After doing more chilling in the room, away from the variable weather, we return to the kitchen and get out our purchases and left-overs from days past. We make a huge salad with lettuce, tomatoes, etc. Of course one salad isn’t enough so we throw in a caprese salad with more tomatoes, basil from the garden, and burrata. Karen heats up some pre-cooked lentils and sautés a mountain of pre-sliced mushrooms for tonight (and some to have in our made-to-order omelette tomorrow). 

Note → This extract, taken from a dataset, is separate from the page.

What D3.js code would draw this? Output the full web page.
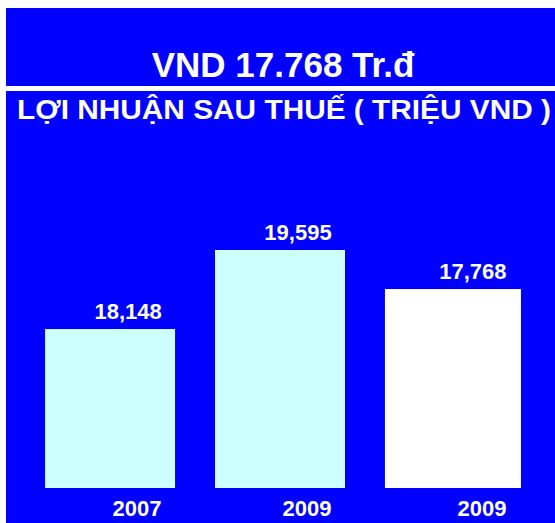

We dine indoors, in the dining room, with an Italian couple at the next table, having a bite of something and conducting all kinds of business between them, and loudly on the phone. When they leave they and we both apologize for interrupting. Such nice people in this country. By the time we’re cleaning up and putting everything away our hostess is making dinner for her, her daughter, and some strange man we don’t know. Rumors are flying.

Photos

Breakfast here can fill you up for most of the day. We have bright yellow eggs (from “free chickens”), yogurt, various toasts, three kinds of pies or cakes, fruit juices, and lots of coffee.
Our hostess, Raffaella, managed the rehabilitation of this place 30 years ago. We saw the “before” pictures, such as lot of work. She’s so nice and helpful. In her role she’s completely comfortable and seems to truly enjoy welcoming the world to her little corner of Italy.
Narrow stairway alleys are key to getting around these hilltop villages.
Easy Cosi, where we’ve chosen to have lunch. We’ll be sitting outside. Karen’s sold by the white umbrellas and white cloth napkins. For me it’s the three floors of blooming star jasmine. Such a smell.
We’re the only diners here, so far, so the four waiters stand around gabbing. The girl looks familiar. Wait, she was one of the helpers for breakfast at our Agrotourisma!
Lunch: Zucchini and goat cheese tart for Karen, plus a salad, and pasta ragu for me.
On our post-lunch walk we see many businesses. Most are wine stores. Lots of different Barolos and Barbarescos for sale. Not cheap, despite our location. They age four years before release.
We poke our head into a big motor court which is a big winery, reception hall and maybe lodging. The floor is squeaky clean.
White truffles are big here, but alas not at this time of year. My trusty dog ‘Baro’ helped me find this prize (cartoon) ‘shroom. Good dog.
Our walk takes us a ways from the center of Barolo, so looking back we get a good view of the village’s castle and some of the vines beyond.
Flowers are everywhere, including this passion vine. It’s been cool and rainy recently, so there are a ton of buds, but only a few blooms. The coming days have the temperatures climbing from the current lower 60s into the low 90s with endless days of sun. This bush/hedge is going to be gorgeous. Bees: enjoy!
This is part of the Bar-to-Bar trail, for hikers and cyclists. We see lots of couples in shorts with a hiking pole in either hand. Off to the next tasting!
And to a tasting for us, too. We’re going high-tech. A card in hand with pre-programmed value. We slip the card into the slot and choose our wine and quantity. Some good ones. I gather it’s more the novelty than the truly best and tastiest wines. It helps us to not go too crazy.
Over in La Morra we see more of the Bar-to-Bar trail, including cyclists doing the route.
On our way up to the Belvedere we see this bell tower with backwards corners. Very interesting!
Karen, almost up to the big opening of the belvedere.
As promised, the view is really good. So many grapes. And our Agrotourisma is somewhere down there.
Behind us is a big clap of thunder. We turn around to see a cold front bringing rain. Quick, Batman, back to the car!
Back at chez nous the front has blown over, it’s cooler but again lovely.
Down in the kitchen we’re given our run of the place (for a while). It’s good making our own meal and using such beautifully fresh and delicious produce.
Our dinner… lentils (doctored by Karen), a caprese salad (with basil clipped from the garden here), bread, sliced processed turkey (pretty much all you can find that’s not beef or pork), and a huge green salad. Dressing? Oil and vinegar in your choice of ratio.
And of course wine. We liked this white, from the Langhe region we’re in. The cute hedgehog on the label didn’t hurt.